Aynı yıllarda, görünen o ki, Mehmed Emin, Çerkesler açısından ulusal-liberal yapıyı temel alan sınırlı, etnik bir oluşuma şekil verme girişiminde bulunmuştu. Aynı zamanda,1899’dan bu yana, çeşitli baskılar ve tehlikeler ile yüz yüze kalan öncü muhaliflerin arasında olan Mehmed Emin, bu hareketlerin devam ettiği yeni merkez olarak İngiliz yönetimindeki Mısır’a kaçmak zorunda kalmıştı. Burada geçen sürede Mehmed Emin Bey ve arkadaşları (ki, Mehmed Fazıl Bey bunlardan biriydi) Çerkes Birliği Hareketi ve onun yayın organı İttihat Gazetesi, aynı yıl içersinde faaliyete başladı. Yeni üyelerin katılımıyla birlikte güçlenen Birlik ve Gelişme Derneği’nin (İttihat-Terakki) Kahire temsilciliğine katılanlardan bize yabancı gelmeyen Mehmed Fazıl Bey olmuştu. Ancak, yakın bir zamanda yeni üyelerin çoğu tam anlamıyla açık ve etik olmayan nedenlerden dolayı bu birlik hareketinden ayrıldılar. (Hanioğlu, 1985, pp. 333, 633) Bu durum, onların kurucularından birinin raporu ve diğer kaynakların mevcut ifadelerine göre hem dernek hem de gazetenin çıkışının tarih öncesine genel bir bakıştır.
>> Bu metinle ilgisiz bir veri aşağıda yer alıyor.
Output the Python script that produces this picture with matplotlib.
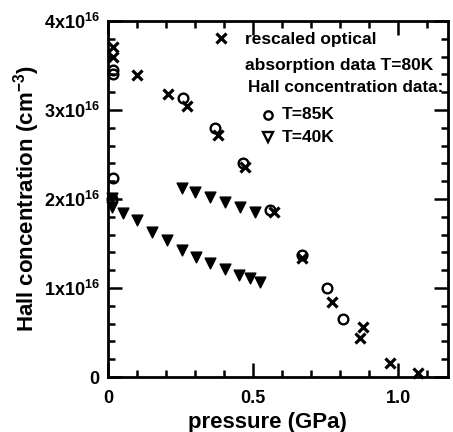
import matplotlib
matplotlib.use("Agg")
import matplotlib.pyplot as plt
from matplotlib.ticker import MultipleLocator, FixedLocator, FixedFormatter

plt.rcParams['font.family'] = ['Liberation Sans', 'DejaVu Sans']
plt.rcParams['font.weight'] = 'bold'
plt.rcParams['mathtext.fontset'] = 'custom'
plt.rcParams['mathtext.rm'] = 'Liberation Sans:bold'
plt.rcParams['mathtext.it'] = 'Liberation Sans:bold'
plt.rcParams['mathtext.bf'] = 'Liberation Sans:bold'

# rescaled optical absorption data T=80K (crosses), concentration in 1e16 cm^-3
opt_p = [0.017, 0.017, 0.10, 0.207, 0.272, 0.38, 0.472, 0.572, 0.67, 0.772, 0.88, 0.869, 0.972, 1.069]
opt_n = [3.71, 3.60, 3.39, 3.18, 3.05, 2.72, 2.36, 1.85, 1.34, 0.84, 0.56, 0.44, 0.16, 0.045]

# Hall concentration T=85K (circles)
h85_p = [0.017, 0.017, 0.017, 0.014, 0.258, 0.369, 0.466, 0.56, 0.67, 0.755, 0.81]
h85_n = [3.45, 3.40, 2.24, 2.00, 3.13, 2.80, 2.40, 1.88, 1.37, 1.00, 0.65]

# Hall concentration T=40K (triangles)
h40_p = [0.014, 0.014, 0.052, 0.10, 0.152, 0.203, 0.255, 0.303, 0.352, 0.403, 0.452, 0.49, 0.524,
         0.255, 0.30, 0.352, 0.403, 0.455, 0.507]
h40_n = [2.01, 1.91, 1.84, 1.76, 1.63, 1.54, 1.43, 1.35, 1.28, 1.21, 1.15, 1.11, 1.07,
         2.12, 2.08, 2.02, 1.97, 1.91, 1.85]

ytick_vals = [0, 1, 2, 3, 4]
ytick_labels = ['0', '1x10$^{16}$', '2x10$^{16}$', '3x10$^{16}$', '4x10$^{16}$']
xtick_vals = [0, 0.5, 1.0]
xtick_labels = ['0', '0.5', '1.0']

fig = plt.figure(figsize=(4.53, 4.32), dpi=100)
ax = fig.add_axes([0.2384, 0.1273, 0.7506, 0.8241])

scale = 1e16
h40_y = [v * scale for v in h40_n]
# solid black triangles
ax.scatter(h40_p, h40_y, marker='v', s=60, c='black', edgecolors='black',
           linewidths=1.0, clip_on=False, zorder=3)
ax.plot(h85_p, [v * scale for v in h85_n], linestyle='none', marker='o', ms=7,
        mfc='none', mec='black', mew=1.7, clip_on=False, zorder=5)
ax.plot(opt_p, [v * scale for v in opt_n], linestyle='none', marker='x', ms=7,
        color='black', mew=2.3, clip_on=False, zorder=6)

ax.set_xlim(0, 1.172)
ax.set_ylim(0, 4 * scale)

ax.xaxis.set_major_locator(FixedLocator(xtick_vals))
ax.xaxis.set_major_formatter(FixedFormatter(xtick_labels))
ax.xaxis.set_minor_locator(MultipleLocator(0.1))
ax.yaxis.set_major_locator(FixedLocator([v * scale for v in ytick_vals]))
ax.yaxis.set_major_formatter(FixedFormatter(ytick_labels))
ax.yaxis.set_minor_locator(MultipleLocator(0.2 * scale))

ax.tick_params(which='both', direction='in', top=True, right=True, width=1.8, labelsize=13)
ax.tick_params(which='major', length=10, pad=6)
ax.tick_params(axis='x', which='major', pad=9)
ax.tick_params(which='minor', length=5)
for sp in ax.spines.values():
    sp.set_linewidth(2)

ax.set_xlabel('pressure (GPa)', fontsize=16, fontweight='bold')
ax.set_ylabel('Hall concentration (cm$^{-3}$)', fontsize=16, fontweight='bold', labelpad=1)
ax.xaxis.set_label_coords(0.47, -0.098)

# legend drawn as markers + text in axes coords
ax.plot([0.332], [0.952], transform=ax.transAxes, linestyle='none', marker='x', ms=7,
        color='black', mew=2.3, clip_on=False)
ax.text(0.403, 0.947, 'rescaled optical', transform=ax.transAxes, fontsize=12.5,
        fontweight='bold', va='center', ha='left')
ax.text(0.403, 0.876, 'absorption data T=80K', transform=ax.transAxes, fontsize=12.5,
        fontweight='bold', va='center', ha='left')
ax.text(0.412, 0.812, 'Hall concentration data:', transform=ax.transAxes, fontsize=12.3,
        fontweight='bold', va='center', ha='left')
ax.plot([0.47], [0.736], transform=ax.transAxes, linestyle='none', marker='o', ms=6,
        mfc='none', mec='black', mew=1.7)
ax.text(0.512, 0.736, 'T=85K', transform=ax.transAxes, fontsize=12.5,
        fontweight='bold', va='center', ha='left')
ax.plot([0.47], [0.674], transform=ax.transAxes, linestyle='none', marker='v', ms=7,
        mfc='white', mec='black', mew=1.7)
ax.text(0.512, 0.674, 'T=40K', transform=ax.transAxes, fontsize=12.5,
        fontweight='bold', va='center', ha='left')

fig.savefig('out.png', dpi=100)
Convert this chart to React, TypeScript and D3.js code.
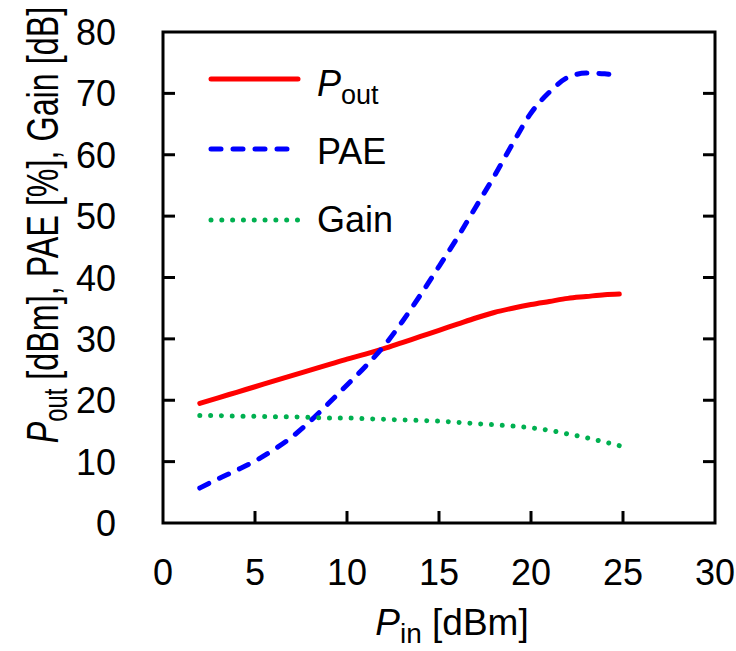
import React, { useEffect } from 'react';
import * as d3 from 'd3';

const pin = [2, 3, 4, 5, 6, 7, 8, 9, 10, 11, 12, 13, 14, 15, 16, 17, 18, 19, 20, 21, 22, 23, 24, 24.8];
const pout = [19.5, 20.4, 21.3, 22.2, 23.1, 24.0, 24.9, 25.8, 26.7, 27.5, 28.4, 29.4, 30.4, 31.4, 32.4, 33.4, 34.3, 35.0, 35.6, 36.1, 36.6, 36.9, 37.2, 37.3];
const pae = [5.7, 7.2, 8.6, 10.1, 11.9, 14.0, 16.6, 19.5, 22.5, 25.5, 28.8, 32.8, 37.2, 41.8, 46.5, 51.5, 56.5, 61.8, 66.8, 70.2, 72.6, 73.3, 73.2, 72.7];
const gain = [17.5, 17.5, 17.4, 17.4, 17.3, 17.3, 17.2, 17.1, 17.1, 17.0, 16.9, 16.8, 16.7, 16.6, 16.4, 16.2, 16.0, 15.8, 15.5, 15.1, 14.5, 13.9, 13.2, 12.6];

const xTicks = [0, 5, 10, 15, 20, 25, 30];
const yTicks = [0, 10, 20, 30, 40, 50, 60, 70, 80];

const series = [
  { name: 'Pout', values: pout, color: '#ff0000', dash: 'none' },
  { name: 'PAE', values: pae, color: '#0000ff', dash: '10 12' },
  { name: 'Gain', values: gain, color: '#00b050', dash: '0.01 10.8' },
];

const font = '"Liberation Sans", Arial, sans-serif';

export default function App() {
  useEffect(() => {
    document.body.style.margin = '0';
  }, []);

  const left = 163, right = 715, top = 32, bottom = 523;
  const x = d3.scaleLinear().domain([0, 30]).range([left, right]);
  const y = d3.scaleLinear().domain([0, 80]).range([bottom, top]);

  const line = (vals: number[]) =>
    d3.line<number>()
      .x((_, i) => x(pin[i]))
      .y(d => y(d))
      .curve(d3.curveMonotoneX)(vals) || '';

  const legendY = [79, 149, 220];

  return (
    <svg width={736} height={651} style={{ display: 'block', background: '#fff' }} fontFamily={font}>
      {series.map(s => (
        <path key={s.name} d={line(s.values)} fill="none" stroke={s.color} strokeWidth={5}
          strokeDasharray={s.dash} strokeLinecap="round" strokeLinejoin="round" />
      ))}

      {/* frame */}
      <rect x={left} y={top} width={right - left} height={bottom - top} fill="none" stroke="#000" strokeWidth={3} />
      {xTicks.slice(1, -1).map(t => (
        <line key={'xt' + t} x1={x(t)} x2={x(t)} y1={bottom} y2={bottom - 12} stroke="#000" strokeWidth={3} />
      ))}
      {yTicks.slice(1, -1).map(t => (
        <g key={'yt' + t}>
          <line x1={left} x2={left + 12} y1={y(t)} y2={y(t)} stroke="#000" strokeWidth={3} />
          <line x1={right} x2={right - 12} y1={y(t)} y2={y(t)} stroke="#000" strokeWidth={3} />
        </g>
      ))}

      {xTicks.map(t => (
        <text key={'xl' + t} x={x(t)} y={585} textAnchor="middle" fontSize={36}>{t}</text>
      ))}
      {yTicks.map(t => (
        <text key={'yl' + t} x={116} y={y(t) + 13} textAnchor="end" fontSize={36}>{t}</text>
      ))}

      {/* axis titles */}
      <text x={452} y={635} textAnchor="middle" fontSize={37}>
        <tspan fontStyle="italic">P</tspan>
        <tspan fontSize={28} dy={8}>in</tspan>
        <tspan dy={-8}> [dBm]</tspan>
      </text>
      <text transform="translate(58,225) rotate(-90) scale(1.01,1.4)" textAnchor="middle" fontSize={32}>
        <tspan fontStyle="italic">P</tspan>
        <tspan fontSize={23.5} dy={6.4}>out</tspan>
        <tspan dy={-6.4}> [dBm], PAE [%], Gain [dB]</tspan>
      </text>

      {/* legend */}
      {series.map((s, i) => (
        <line key={'lg' + s.name} x1={211} x2={298} y1={legendY[i]} y2={legendY[i]} stroke={s.color}
          strokeWidth={5} strokeDasharray={s.dash} strokeLinecap="round" />
      ))}
      <text x={317} y={legendY[0] + 17} fontSize={36}>
        <tspan fontStyle="italic">P</tspan>
        <tspan fontSize={27} dy={8}>out</tspan>
      </text>
      <text x={317} y={legendY[1] + 15} fontSize={36}>PAE</text>
      <text x={317} y={legendY[2] + 12} fontSize={36}>Gain</text>
    </svg>
  );
}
İmzasız yayınlanan diğer doküman ve belgelerden en ilginci de Rus-Kafkas savaşları yenilgisi ve ardından Osmanlı topraklarına sürgün edilen Kuzey Kafkasyalıların durumunu belirtmek amacıyla ‘‘Bir Çift Kelime’‘ (18) adında mütevazı bir başlık altında yazılan geniş anlatımlı, duygu içerikli kaleme alınmış bir makale idi.

Devam edecek...



DİPNOTLAR:
13)
Derneğin orijinal ismi, Osmanlı Türkçe’sinde ‘‘ Cemâiyyet-i İttihadiyye-i Çerakise’‘dir.
14)
Bu ilan, uzun zaman önce kaynakça olarak ender bulunan bir belgeydi. Bugün, sadece bazı özel koleksiyonlarda mevcuttur. Temin çalışmalarımızda gazetenin bir kopyasını bizlere sunduğu için Sayın Fahri Huvaj’a minnettarlığımızı sunuyoruz. Ne yazık ki, 5. sayfa kayıp idi. Gazete ve sayfa hakkında özet bilgilendirme için bakınız: Berzeg, 1996, pp. 2, 94-95
15)
LOH (Rusça Loov) adıyla bilinen soylu Abaza aile isminin Arapça yazılış şeklidir.
16)
Mehmed Emin, Kari’in-i Kirama (İttihad Gazetesi, p. 1).
17)
Mehmed Emin Bey, Genova’da yayınlanmış önde gelen Genç Türk mecmualarından ‘‘Osmanlı’‘ gazetesinde övgü ile bahsedilir. Bkz: Hanioğlu, 1985, p. 334
18)
B. Kelimeteyn (İttihad Gazetesi, pp. 2-4).